■ **What this task involves**
Omit all pictures and transcribe only the lines in the entries below that run from the line with "Rebuild this chart" through the line with "axis_max = 7".

■ **Raw data**
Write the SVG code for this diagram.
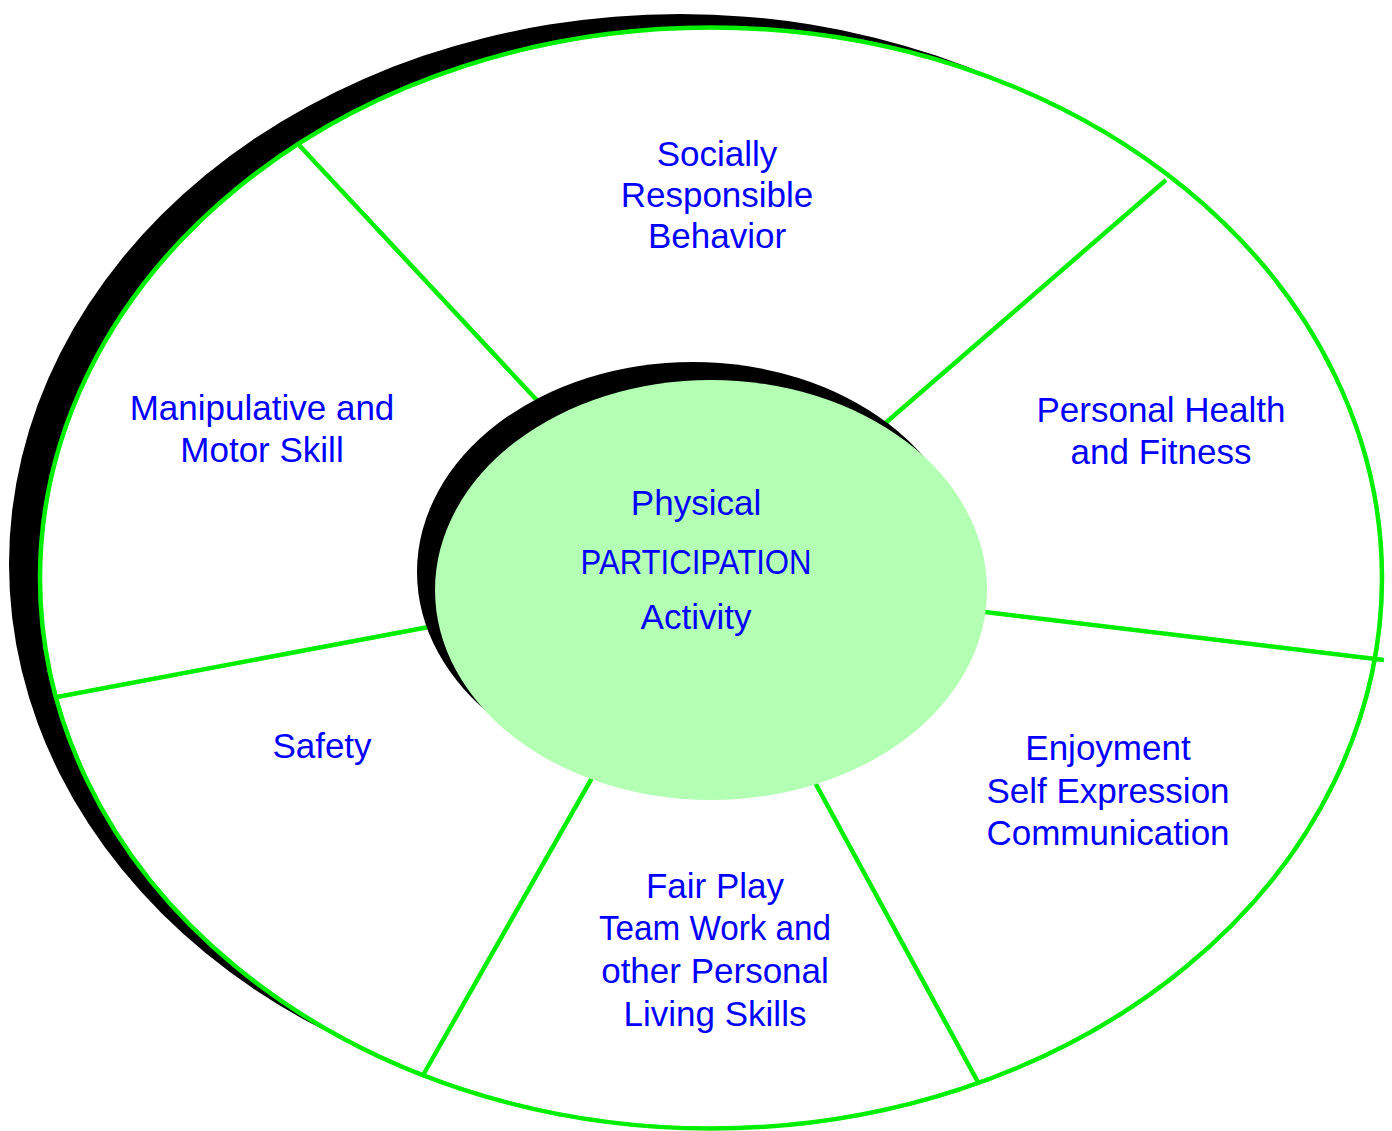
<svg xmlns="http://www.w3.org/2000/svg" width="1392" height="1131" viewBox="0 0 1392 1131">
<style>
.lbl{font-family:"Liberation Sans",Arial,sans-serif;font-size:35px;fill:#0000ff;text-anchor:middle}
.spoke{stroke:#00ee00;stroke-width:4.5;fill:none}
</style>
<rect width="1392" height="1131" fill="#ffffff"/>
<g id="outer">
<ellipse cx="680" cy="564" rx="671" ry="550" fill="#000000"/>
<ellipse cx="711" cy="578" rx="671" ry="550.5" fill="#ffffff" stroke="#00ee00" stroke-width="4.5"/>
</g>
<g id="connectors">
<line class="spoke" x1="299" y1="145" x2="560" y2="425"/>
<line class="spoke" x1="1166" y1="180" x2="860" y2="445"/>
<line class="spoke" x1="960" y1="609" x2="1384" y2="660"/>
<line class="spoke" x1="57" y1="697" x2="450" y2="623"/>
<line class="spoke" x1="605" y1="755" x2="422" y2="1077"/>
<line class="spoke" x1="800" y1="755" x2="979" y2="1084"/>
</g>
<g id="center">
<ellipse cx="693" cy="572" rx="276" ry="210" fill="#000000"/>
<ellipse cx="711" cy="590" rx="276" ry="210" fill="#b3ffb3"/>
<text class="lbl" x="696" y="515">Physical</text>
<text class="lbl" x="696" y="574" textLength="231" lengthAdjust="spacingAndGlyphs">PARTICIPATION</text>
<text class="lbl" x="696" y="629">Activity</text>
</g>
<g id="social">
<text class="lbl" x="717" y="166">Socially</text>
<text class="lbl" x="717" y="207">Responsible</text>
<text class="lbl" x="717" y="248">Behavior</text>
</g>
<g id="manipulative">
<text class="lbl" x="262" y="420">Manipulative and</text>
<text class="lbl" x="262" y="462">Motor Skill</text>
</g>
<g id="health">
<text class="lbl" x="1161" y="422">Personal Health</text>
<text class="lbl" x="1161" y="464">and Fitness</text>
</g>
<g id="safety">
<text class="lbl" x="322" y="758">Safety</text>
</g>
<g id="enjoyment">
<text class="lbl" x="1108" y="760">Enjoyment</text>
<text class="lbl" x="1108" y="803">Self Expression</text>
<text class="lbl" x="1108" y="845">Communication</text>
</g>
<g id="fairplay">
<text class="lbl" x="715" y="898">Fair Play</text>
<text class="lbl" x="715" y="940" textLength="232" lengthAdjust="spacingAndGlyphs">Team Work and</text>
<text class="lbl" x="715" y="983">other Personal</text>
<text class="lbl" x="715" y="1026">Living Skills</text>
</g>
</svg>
---
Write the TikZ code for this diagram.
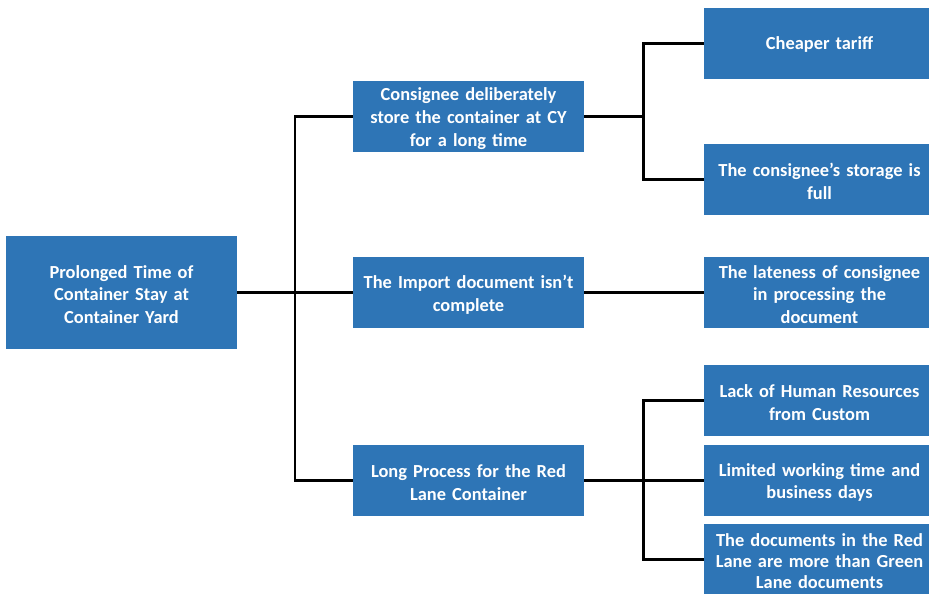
---
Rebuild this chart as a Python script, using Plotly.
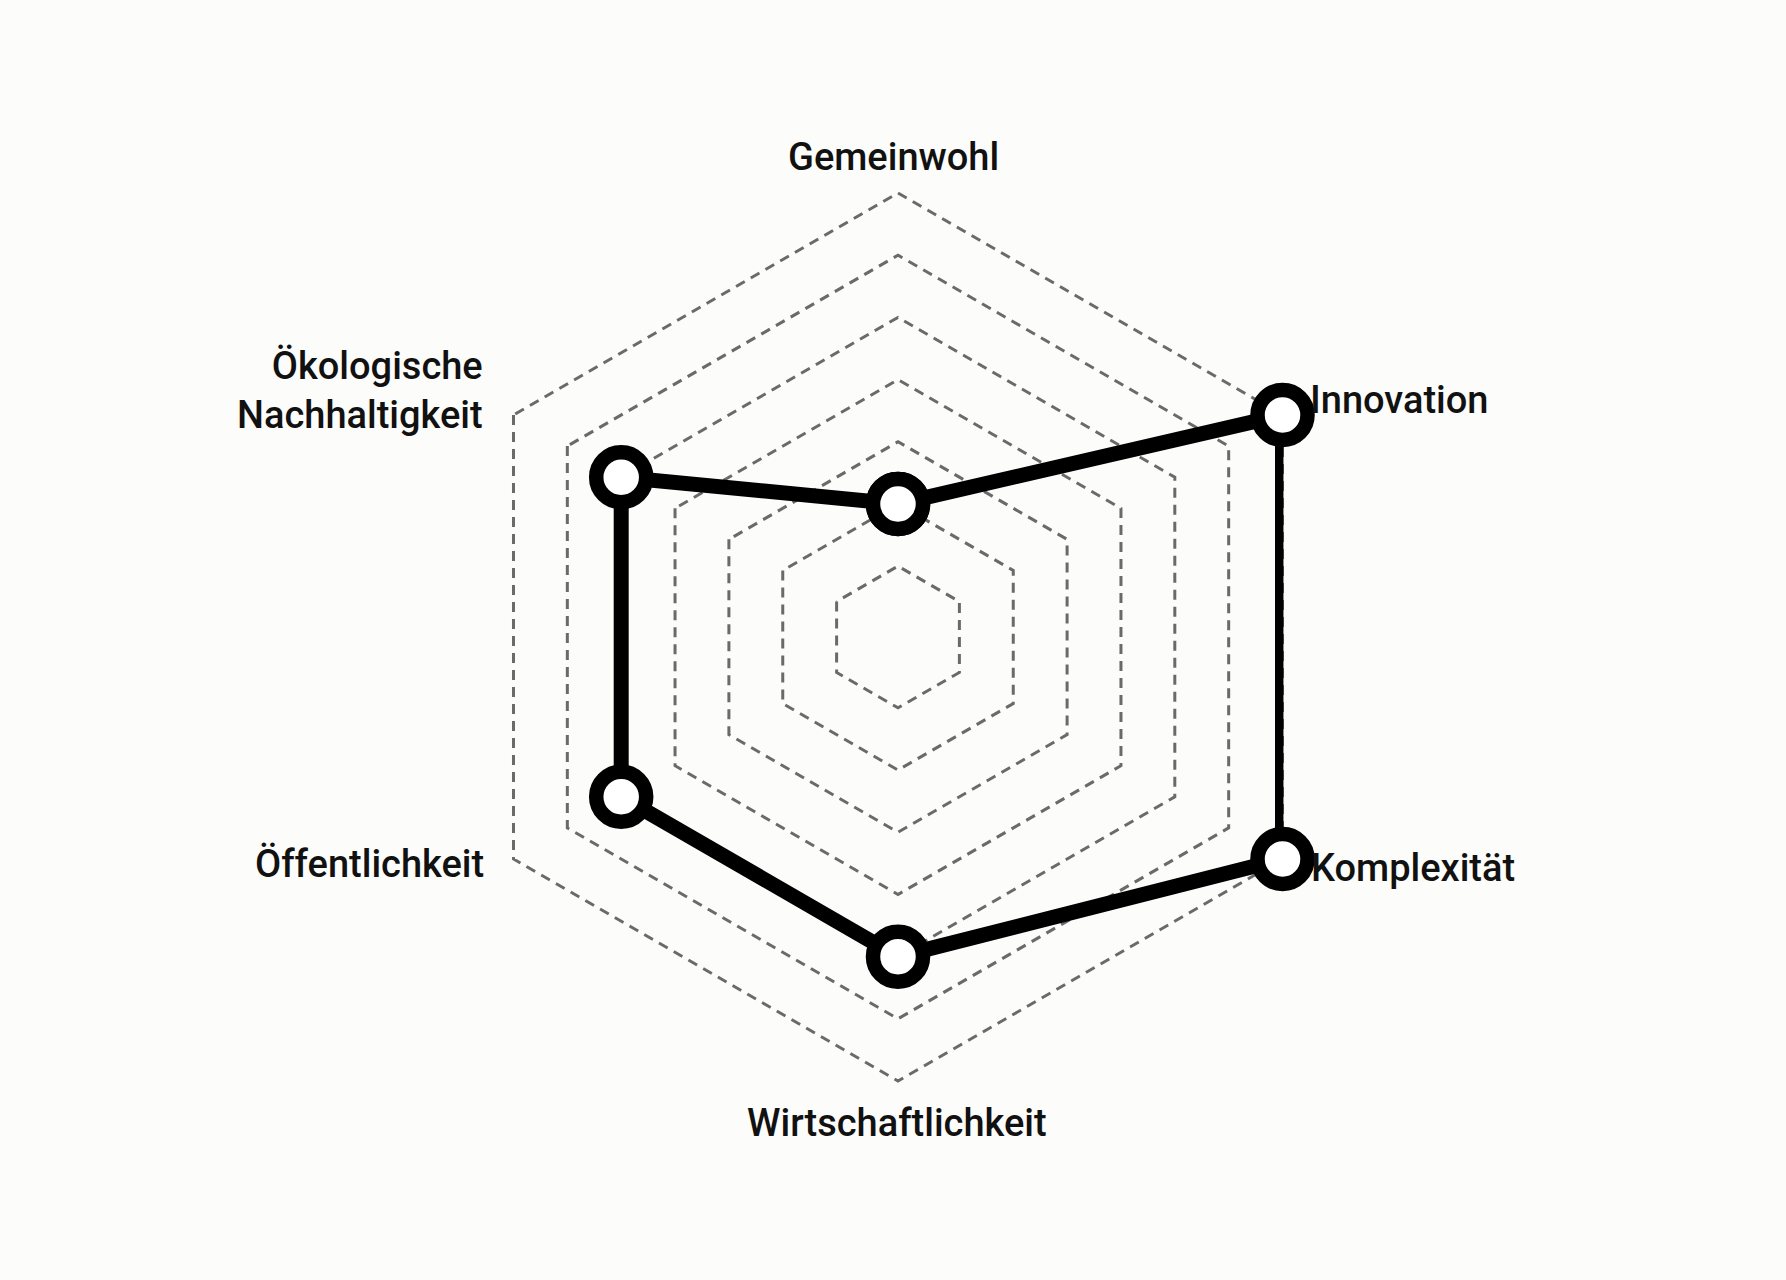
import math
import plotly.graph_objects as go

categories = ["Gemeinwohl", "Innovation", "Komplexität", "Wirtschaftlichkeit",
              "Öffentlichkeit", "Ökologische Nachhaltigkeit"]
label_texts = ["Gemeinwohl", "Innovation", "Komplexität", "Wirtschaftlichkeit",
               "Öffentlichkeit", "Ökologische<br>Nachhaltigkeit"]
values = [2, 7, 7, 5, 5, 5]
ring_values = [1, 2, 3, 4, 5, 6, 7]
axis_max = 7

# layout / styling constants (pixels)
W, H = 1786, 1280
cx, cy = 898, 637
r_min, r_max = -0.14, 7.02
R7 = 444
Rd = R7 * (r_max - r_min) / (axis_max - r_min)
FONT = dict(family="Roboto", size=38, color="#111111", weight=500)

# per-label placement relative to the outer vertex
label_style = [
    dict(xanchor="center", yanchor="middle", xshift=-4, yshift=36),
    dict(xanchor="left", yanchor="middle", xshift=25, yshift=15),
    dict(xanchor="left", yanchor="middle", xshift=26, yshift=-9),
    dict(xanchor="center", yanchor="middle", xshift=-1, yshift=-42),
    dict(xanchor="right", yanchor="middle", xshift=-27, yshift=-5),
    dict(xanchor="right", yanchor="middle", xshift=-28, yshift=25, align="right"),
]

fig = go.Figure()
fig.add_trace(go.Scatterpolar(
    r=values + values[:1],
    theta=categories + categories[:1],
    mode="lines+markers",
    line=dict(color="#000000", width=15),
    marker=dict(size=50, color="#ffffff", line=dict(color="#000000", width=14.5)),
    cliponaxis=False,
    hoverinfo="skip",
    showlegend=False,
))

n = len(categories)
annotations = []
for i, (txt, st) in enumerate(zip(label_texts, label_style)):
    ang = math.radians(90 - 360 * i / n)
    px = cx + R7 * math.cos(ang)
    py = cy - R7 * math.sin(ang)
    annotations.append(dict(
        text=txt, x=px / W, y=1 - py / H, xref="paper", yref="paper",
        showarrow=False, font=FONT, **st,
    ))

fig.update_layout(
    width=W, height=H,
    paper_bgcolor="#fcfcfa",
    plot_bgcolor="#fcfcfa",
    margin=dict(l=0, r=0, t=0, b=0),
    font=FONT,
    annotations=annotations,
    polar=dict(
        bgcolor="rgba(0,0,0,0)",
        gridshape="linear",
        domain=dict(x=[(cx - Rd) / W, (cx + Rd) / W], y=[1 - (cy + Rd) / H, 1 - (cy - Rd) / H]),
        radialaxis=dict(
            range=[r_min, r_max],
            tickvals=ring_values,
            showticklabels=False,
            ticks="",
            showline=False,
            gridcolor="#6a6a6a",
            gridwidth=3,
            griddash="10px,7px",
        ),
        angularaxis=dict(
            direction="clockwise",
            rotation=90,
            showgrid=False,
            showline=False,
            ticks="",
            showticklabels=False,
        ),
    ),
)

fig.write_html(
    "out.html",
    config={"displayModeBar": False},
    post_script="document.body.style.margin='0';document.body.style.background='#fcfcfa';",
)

■ **Exercise output**
Rebuild this chart as a Python script, using Plotly.
import math
import plotly.graph_objects as go

categories = ["Gemeinwohl", "Innovation", "Komplexität", "Wirtschaftlichkeit",
              "Öffentlichkeit", "Ökologische Nachhaltigkeit"]
label_texts = ["Gemeinwohl", "Innovation", "Komplexität", "Wirtschaftlichkeit",
               "Öffentlichkeit", "Ökologische<br>Nachhaltigkeit"]
values = [2, 7, 7, 5, 5, 5]
ring_values = [1, 2, 3, 4, 5, 6, 7]
axis_max = 7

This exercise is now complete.